▶ [Prompt]: Check each line of the material below for "React", then copy the ones that contain it.

## Begin Recorded data

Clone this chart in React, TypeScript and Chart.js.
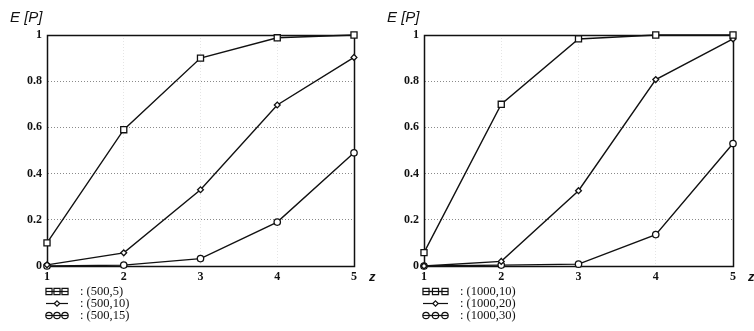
import React, { useEffect, useRef } from 'react';
import { Chart, registerables } from 'chart.js';

Chart.register(...registerables);

// ---- data ----
const zValues = ['1', '2', '3', '4', '5'];
const yTickValues = [0, 0.2, 0.4, 0.6, 0.8, 1];

const leftLegend = ['(500,5)', '(500,10)', '(500,15)'];
const left500_5 = [0.1, 0.59, 0.9, 0.988, 1.0];
const left500_10 = [0.005, 0.057, 0.33, 0.697, 0.903];
const left500_15 = [0.0, 0.004, 0.032, 0.19, 0.49];

const rightLegend = ['(1000,10)', '(1000,20)', '(1000,30)'];
const right1000_10 = [0.058, 0.7, 0.983, 1.0, 1.0];
const right1000_20 = [0.0, 0.02, 0.326, 0.807, 0.983];
const right1000_30 = [0.0, 0.004, 0.008, 0.136, 0.53];

const yTitle = 'E [P]';
const xTitle = 'z';

type Panel = {
  legend: string[];
  series: number[][];
  rightPad: number;
  legendMarkerWidth: number;
  legendTextOffset: number;
};

const panels: Panel[] = [
  { legend: leftLegend, series: [left500_5, left500_10, left500_15], rightPad: 23, legendMarkerWidth: 22, legendTextOffset: 33 },
  { legend: rightLegend, series: [right1000_10, right1000_20, right1000_30], rightPad: 21, legendMarkerWidth: 25, legendTextOffset: 36 },
];

const styles = ['rect', 'rectRot', 'circle'] as const;
const radii = [4.3, 2.9, 3.2];

function drawMarker(ctx: CanvasRenderingContext2D, style: string, x: number, y: number, r: number) {
  ctx.beginPath();
  if (style === 'rect') {
    const s = Math.SQRT1_2 * r;
    ctx.rect(x - s, y - s, 2 * s, 2 * s);
  } else if (style === 'rectRot') {
    ctx.moveTo(x, y - r);
    ctx.lineTo(x + r, y);
    ctx.lineTo(x, y + r);
    ctx.lineTo(x - r, y);
    ctx.closePath();
  } else {
    ctx.arc(x, y, r, 0, Math.PI * 2);
  }
  ctx.fillStyle = '#fff';
  ctx.fill();
  ctx.stroke();
}

function makeDecor(panel: Panel) {
  return {
    id: 'decor',
    beforeDatasetsDraw(chart: any) {
      const { ctx, chartArea: a } = chart;
      ctx.save();
      ctx.strokeStyle = '#111';
      ctx.lineWidth = 1.5;
      ctx.strokeRect(
        Math.round(a.left) + 0.5,
        Math.round(a.top) + 0.5,
        Math.round(a.right - a.left),
        Math.round(a.bottom - a.top)
      );
      ctx.restore();
    },
    afterDraw(chart: any) {
      const { ctx, chartArea: a } = chart;
      ctx.save();
      ctx.fillStyle = '#111';
      ctx.textBaseline = 'alphabetic';
      ctx.textAlign = 'left';
      ctx.font = 'italic 15px "Liberation Sans", Arial, sans-serif';
      ctx.fillText(yTitle, 10, 22);
      ctx.font = 'bold italic 13px "Liberation Sans", Arial, sans-serif';
      ctx.fillText(xTitle, a.right + 15, a.bottom + 15);

      // legend
      ctx.strokeStyle = '#111';
      ctx.lineWidth = 1.2;
      const x0 = a.left - 1;
      const w = panel.legendMarkerWidth;
      panel.legend.forEach((label, i) => {
        const y = 291 + 12 * i;
        ctx.beginPath();
        ctx.moveTo(x0, y + 0.5);
        ctx.lineTo(x0 + w, y + 0.5);
        ctx.stroke();
        const st = styles[i];
        if (st === 'rectRot') {
          drawMarker(ctx, st, x0 + w / 2, y + 0.5, 2.7);
        } else {
          const r = st === 'rect' ? 4.3 : 3.2;
          const step = (w - 6) / 2;
          for (let k = 0; k < 3; k++) drawMarker(ctx, st, x0 + 3 + k * step, y + 0.5, r);
          ctx.beginPath();
          ctx.moveTo(x0, y + 0.5);
          ctx.lineTo(x0 + w, y + 0.5);
          ctx.stroke();
        }
        ctx.fillStyle = '#111';
        ctx.font = '12.5px "Liberation Serif", "Times New Roman", serif';
        ctx.textBaseline = 'middle';
        ctx.fillText(': ' + label, a.left + panel.legendTextOffset, y + 1);
      });
      ctx.restore();
    },
  };
}

function PanelChart({ panel }: { panel: Panel }) {
  const ref = useRef<HTMLCanvasElement | null>(null);
  useEffect(() => {
    if (!ref.current) return;
    const chart = new Chart(ref.current, {
      type: 'line',
      data: {
        labels: zValues,
        datasets: panel.series.map((vals, i) => ({
          label: panel.legend[i],
          data: vals,
          borderColor: '#111',
          borderWidth: 1.4,
          pointStyle: styles[i],
          pointRadius: radii[i],
          pointBorderWidth: 1.3,
          pointBorderColor: '#111',
          pointBackgroundColor: '#fff',
          fill: false,
          tension: 0,
          clip: false as any,
        })),
      },
      options: {
        responsive: false,
        animation: false,
        events: [],
        layout: { padding: { left: 0, top: 35, right: panel.rightPad, bottom: 0 } },
        plugins: {
          legend: { display: false },
          tooltip: { enabled: false },
          title: { display: false },
        },
        scales: {
          x: {
            type: 'category',
            offset: false,
            afterFit: (scale: any) => {
              scale.height = 65;
            },
            grid: { color: 'rgba(0,0,0,0.10)', drawTicks: false, lineWidth: 1 },
            border: { display: true, color: '#111', dash: [1, 2] },
            ticks: {
              padding: 4,
              color: '#111',
              font: { family: '"Liberation Serif", "Times New Roman", serif', size: 12, weight: 'bold' },
              maxRotation: 0,
            },
          },
          y: {
            type: 'linear',
            min: 0,
            max: 1,
            afterFit: (scale: any) => {
              scale.width = 47;
            },
            afterBuildTicks: (scale: any) => {
              scale.ticks = yTickValues.map((v) => ({ value: v }));
            },
            grid: { color: '#8a8a8a', drawTicks: false, lineWidth: 1 },
            border: { display: true, color: '#111', dash: [1, 2] },
            ticks: {
              padding: 5,
              color: '#111',
              font: { family: '"Liberation Serif", "Times New Roman", serif', size: 12, weight: 'bold' },
              callback: (v: any) => String(Math.round(Number(v) * 10) / 10),
            },
          },
        },
      },
      plugins: [makeDecor(panel)],
    });
    return () => chart.destroy();
  }, [panel]);
  return <canvas ref={ref} width={377} height={331} style={{ display: 'block', width: 377, height: 331 }} />;
}

export default function App() {
  return (
    <div style={{ position: 'absolute', left: 0, top: 0, width: 754, height: 331, background: '#fff', display: 'flex', overflow: 'hidden' }}>
      <PanelChart panel={panels[0]} />
      <PanelChart panel={panels[1]} />
    </div>
  );
}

## End Recorded data

▶ [Exercise result]:
Clone this chart in React, TypeScript and Chart.js.
import React, { useEffect, useRef } from 'react';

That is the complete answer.